TSV/PSV generally don't allow newlines and commas/quotes are not special so are fine. Though Excel doesn't always play nice, but if you care about data integrity, you won't open it in Excel anyway.

hnlmorg · on June 4, 2021

AFAIK TSV and PSV aren't specs, they're just an alternative delimiters for CSV. To that end most TSV and PSV parsers will be CSV parsers which match on a different byte ('\t' or '|' as opposed to ','). Which means if the parser follows spec (which not all do) then they will allow newlines and quotes too.

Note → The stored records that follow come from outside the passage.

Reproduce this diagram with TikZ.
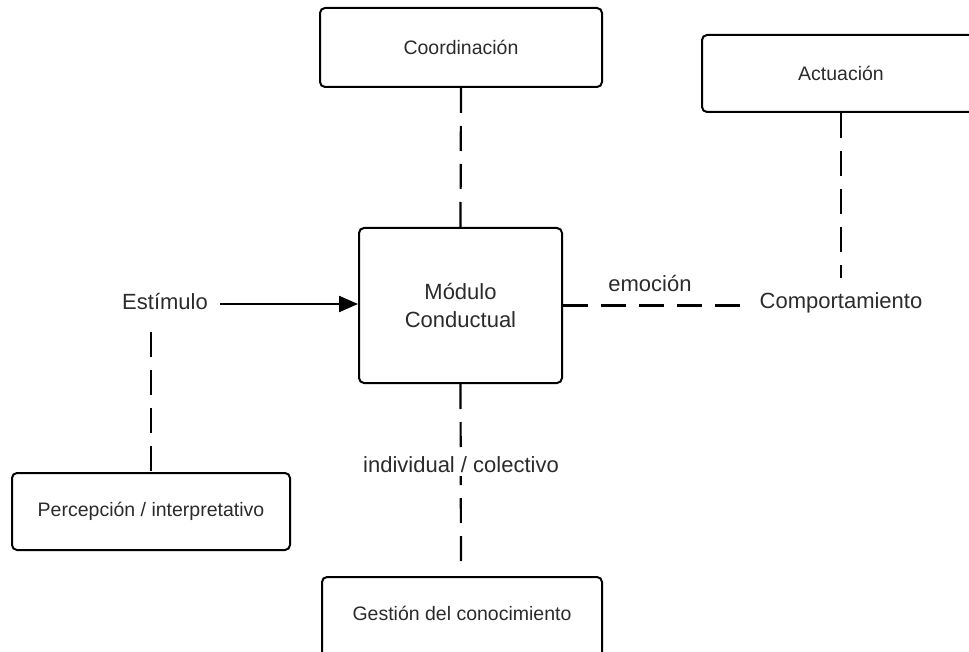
\documentclass[tikz,border=0pt]{standalone}
\usepackage{fontspec}
\setmainfont{Liberation Sans}
\usetikzlibrary{arrows.meta}
\definecolor{inkgray}{HTML}{2B2B2B}
\tikzset{
  box/.style={draw=black, line width=2pt, rounded corners=5pt, fill=white,
    text=inkgray, font=\fontsize{19.5}{23}\selectfont, inner sep=0pt},
  plain/.style={text=inkgray, font=\fontsize{22}{27}\selectfont, inner sep=0pt},
  link/.style={line width=2.2pt, draw=black, dash pattern=on 25pt off 13pt},
  flow/.style={line width=2.2pt, draw=black, -{Triangle[length=19pt,width=16pt]}},
}
\begin{document}
\begin{tikzpicture}[x=1pt,y=-1pt]
  \useasboundingbox (0,0) rectangle (969,652);
  \clip (0,0) rectangle (969,652);

  % boxes
  \node[box, minimum width=282pt, minimum height=79pt] (coord) at (461,47.5) {Coordinación};
  \node[box, minimum width=278pt, minimum height=77pt] (act) at (841,73.5) {Actuación};
  \node[box, minimum width=203pt, minimum height=155pt, align=center,
        font=\fontsize{22}{28}\selectfont] (mod) at (460.5,305.5) {Módulo\\Conductual};
  \node[box, minimum width=278pt, minimum height=77pt] (perc) at (151,511.5) {Percepción / interpretativo};
  \node[box, minimum width=280pt, minimum height=84pt] (gest) at (462,619) {};
  \node[text=inkgray, font=\fontsize{19.5}{23}\selectfont, inner sep=0pt] (gesttxt) at (462,613) {Gestión del conocimiento};

  % free-standing labels
  \node[plain] (est) at (165,302) {Estímulo};
  \node[plain] (comp) at (841,303) {Comportamiento};
  \node[plain] (emo) at (650,284) {emoción};
  \coordinate (estdrop) at (151,332);
  \coordinate (estright) at (220,304);
  \coordinate (comptop) at (841,278);
  \coordinate (compleft) at (740,305.5);
  \coordinate (gestup) at (461,565);

  % connectors
  \draw[flow] (estright) -- (mod.west |- estright);
  \draw[link] (coord.south) -- (mod.north);
  \draw[link] (mod.east) -- (compleft);
  \draw[link] (act.south) -- (comptop);
  \draw[link] (estdrop) -- (perc.north);
  \draw[link] (mod.south) -- (gestup);

  % label sitting on the lower link
  \node[plain, fill=white, inner ysep=3pt, inner xsep=0pt] (indiv) at (461,465) {individual / colectivo};
\end{tikzpicture}
\end{document}
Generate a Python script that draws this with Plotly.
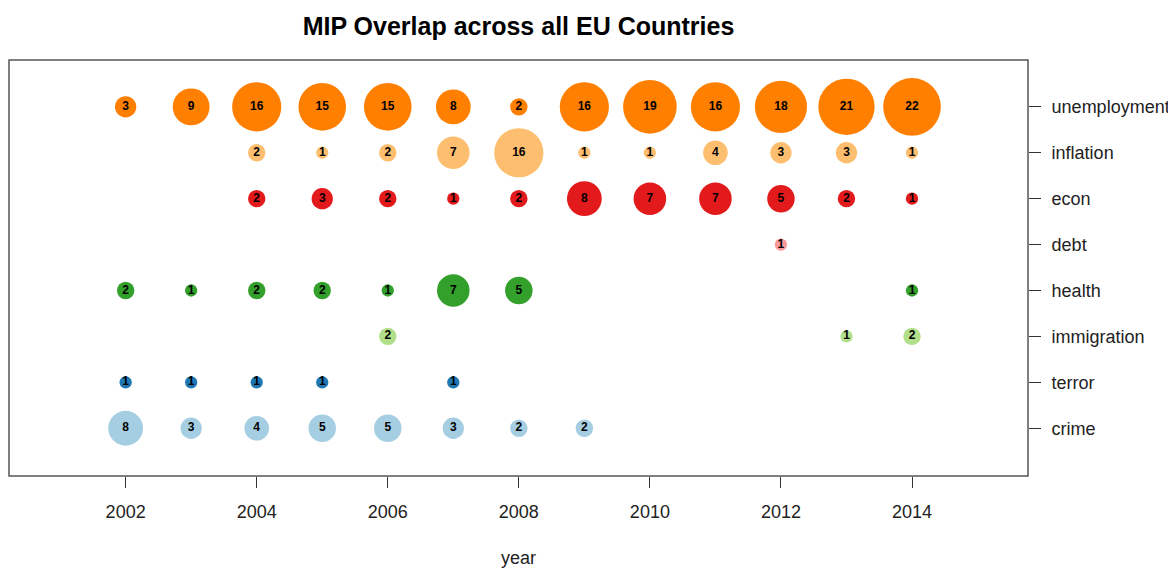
import plotly.graph_objects as go
import math

categories = ["crime", "terror", "immigration", "health", "debt", "econ", "inflation", "unemployment"]
colors = ["#A6CEE3", "#1F78B4", "#B2DF8A", "#33A02C", "#FB9A99", "#E31A1C", "#FDBF6F", "#FF7F00"]

crime_years = [2002, 2003, 2004, 2005, 2006, 2007, 2008, 2009]
crime_vals = [8, 3, 4, 5, 5, 3, 2, 2]
terror_years = [2002, 2003, 2004, 2005, 2007]
terror_vals = [1, 1, 1, 1, 1]
immigration_years = [2006, 2013, 2014]
immigration_vals = [2, 1, 2]
health_years = [2002, 2003, 2004, 2005, 2006, 2007, 2008, 2014]
health_vals = [2, 1, 2, 2, 1, 7, 5, 1]
debt_years = [2012]
debt_vals = [1]
econ_years = [2004, 2005, 2006, 2007, 2008, 2009, 2010, 2011, 2012, 2013, 2014]
econ_vals = [2, 3, 2, 1, 2, 8, 7, 7, 5, 2, 1]
inflation_years = [2004, 2005, 2006, 2007, 2008, 2009, 2010, 2011, 2012, 2013, 2014]
inflation_vals = [2, 1, 2, 7, 16, 1, 1, 4, 3, 3, 1]
unemployment_years = [2002, 2003, 2004, 2005, 2006, 2007, 2008, 2009, 2010, 2011, 2012, 2013, 2014]
unemployment_vals = [3, 9, 16, 15, 15, 8, 2, 16, 19, 16, 18, 21, 22]

x_ticks = [2002, 2004, 2006, 2008, 2010, 2012, 2014]

series = [
    (crime_years, crime_vals),
    (terror_years, terror_vals),
    (immigration_years, immigration_vals),
    (health_years, health_vals),
    (debt_years, debt_vals),
    (econ_years, econ_vals),
    (inflation_years, inflation_vals),
    (unemployment_years, unemployment_vals),
]

FONT = "Liberation Sans, Arial, sans-serif"

fig = go.Figure()
for i, ((yrs, vals), cat, col) in enumerate(zip(series, categories, colors)):
    fig.add_trace(go.Scatter(
        x=yrs,
        y=[i + 1] * len(yrs),
        mode="markers+text",
        text=[str(v) for v in vals],
        textposition="middle center",
        textfont=dict(family=FONT, size=12, color="black", weight="bold"),
        marker=dict(size=[12.3 * math.sqrt(v) for v in vals], sizemode="diameter",
                    color=col, line=dict(width=0), opacity=1),
        name=cat,
        showlegend=False,
        hoverinfo="skip",
    ))

W, H = 1168, 561
fig.update_layout(
    width=W, height=H,
    margin=dict(l=1, r=148, t=52, b=93),
    paper_bgcolor="white",
    plot_bgcolor="white",
    font=dict(family=FONT, size=18, color="#222"),
    title=dict(text="<b>MIP Overlap across all EU Countries</b>",
               font=dict(family=FONT, size=25, color="black"),
               x=0.5, xref="paper", xanchor="center",
               y=1 - 18 / H, yref="container", yanchor="middle"),
    xaxis=dict(range=[2000.22, 2015.77], tickvals=x_ticks, ticktext=[str(t) for t in x_ticks],
               showgrid=False, zeroline=False, ticks="outside", ticklen=11, tickwidth=1,
               tickcolor="#333", showline=False, ticklabelstandoff=8,
               tickfont=dict(family=FONT, size=18, color="#222")),
    yaxis=dict(range=[-0.04, 9.02], tickvals=list(range(1, 9)), ticktext=categories,
               side="right", showgrid=False, zeroline=False, ticks="outside", ticklen=12,
               tickwidth=1, tickcolor="#333", showline=False, ticklabelstandoff=7,
               tickfont=dict(family=FONT, size=18, color="#222")),
    shapes=[dict(type="rect", xref="paper", yref="paper", x0=0, x1=1, y0=0, y1=1,
                 line=dict(color="#555", width=1.5), fillcolor="rgba(0,0,0,0)", layer="above")],
    annotations=[dict(text="year", xref="paper", yref="paper", x=0.5, y=-82 / 416,
                      xanchor="center", yanchor="middle", showarrow=False,
                      font=dict(family=FONT, size=18, color="#222"))],
)

fig.write_html("out.html")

I'm not saying your use case is isn't appropriate though. eg if you're exporting from a DB who's records have already been sanitised and wanting to do some quick analysis then TSV/PSV is probably fine. But if you aren't dealing with sanitised data that doesn't contain \n, \" or others, then there is a good chance that your parser will handle them differently to your expectations -- and even a slim chance that your parser might just go ahead and slightly corrupt your data rather than warn you about differing column lengths et al. So it's definitely worth being aware that TSV and PSV suffer from all the same weaknesses as CSV.

867-5309 · on June 4, 2021

thanks for your reply, it was really informative. I'm not a fan of CSV so will delve deeper into jsonlines as an alternative next time it crops up

th0ma5 · on June 3, 2021

https://xkcd.com/927/

hnlmorg · on June 4, 2021

That's the nice thing about jsonlines, it's not creating a new competing standard. It's just making better use of an existing standard (JSON).